Federal government CIO Vivek Kundra actively supports cloud computing and its underlying virtualization technology as a means for saving money, improving data sharing and promoting collaboration among federal, state and local governments. Kundra issued a memo to all federal agency CIOs in February instructing them to come up with plans to consolidate their data centers this year and incorporate those plans into fiscal 2012 budgets.

The reported number of federal data centers grew from 432 in 1998 to more than 1,100 in 2009, and Kundra’s memo notes that the growth of “redundant infrastructure” has become “costly, inefficient, unsustainable and has a significant impact on energy consumption.”

The federal government spends nearly $76 billion each year on information technology, and $20 billion of that is devoted to hardware, software and file servers. The Brookings Institution, a nonprofit public policy organization, says the government stands to save billions of dollars by accessing software, services and data storage through remote file servers in the cloud.

“As the world’s largest consumer of information technology and as stewards of taxpayer dollars, the federal government has a duty to be a leader in pioneering the use of new technologies that are more efficient and economical,” Kundra wrote in a recent blog post. “By using cloud services, the federal government will gain access to powerful technology resources faster and at lower costs. This frees us to focus on mission-critical tasks instead of purchasing, configuring and maintaining redundant infrastructure.”

Cloud computing and virtualization management ranked as the leading initiatives for federal IT workers surveyed in May at the 2010 FOSE conference in Washington D.C. FOSE is the largest federal government IT trade show in the U.S.

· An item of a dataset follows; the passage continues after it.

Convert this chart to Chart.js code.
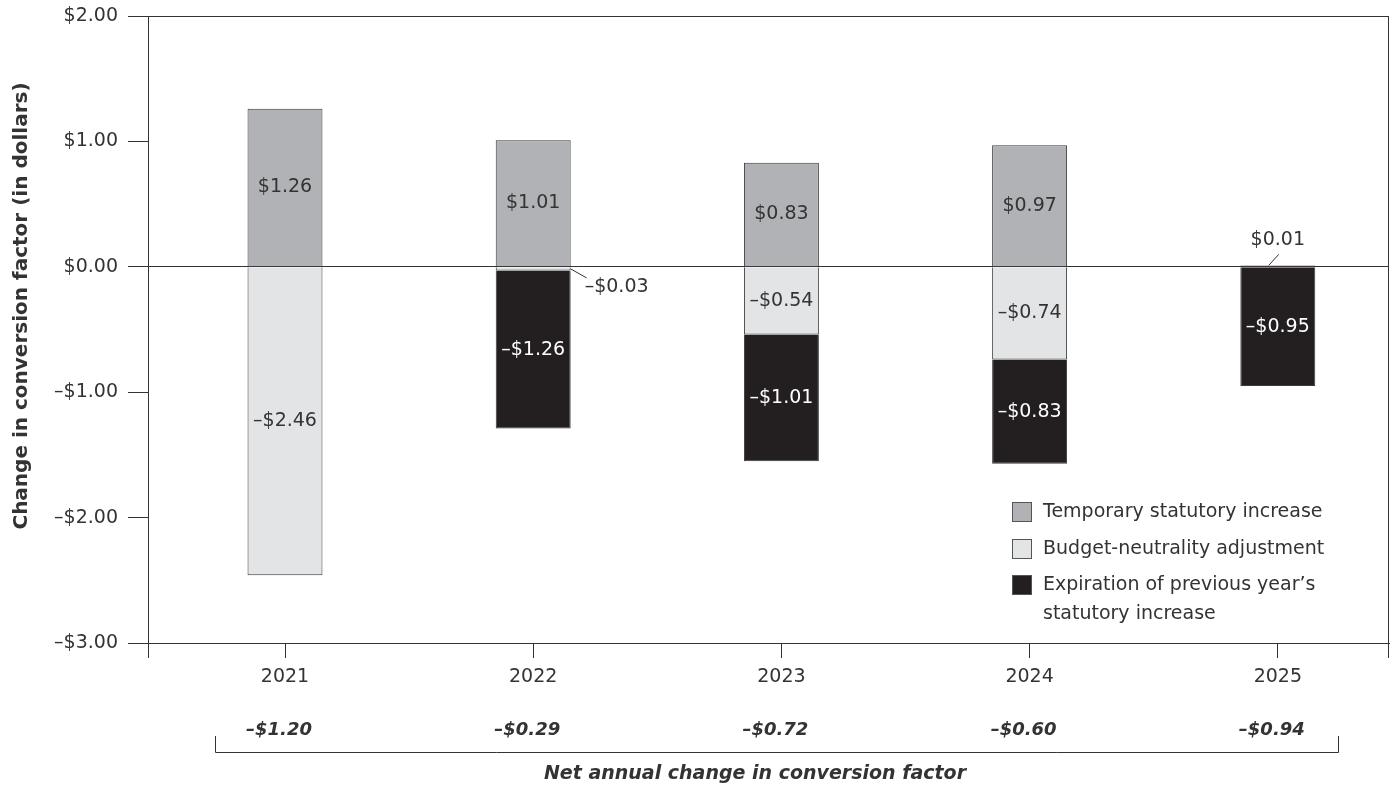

Fifty-eight percent of government network engineers, systems administrators and IT managers surveyed listed cloud computing as important, up from 41 percent in 2009. Actual adoption remains fairly low (7 percent) but planned cloud initiatives jumped from just 12 percent in 2009 to 30 percent this year. The numbers were up across the board on virtualization management, with 86 percent stating it was important or very important, 32 percent with tools in place and another 38 percent planning implementations this year.

“The shift to cloud computing is in process, and as the largest IT buyer in the world, the federal government acts as a barometer for just how massive it will be and how quickly the shift will occur,” said David Link, CEO of ScienceLogic, which conducted the survey. “The cloud has so many advantages for the federal government, that it makes sense for agencies to utilize the technology to develop more agile, scalable and flexible IT infrastructure to manage mission-critical operations.”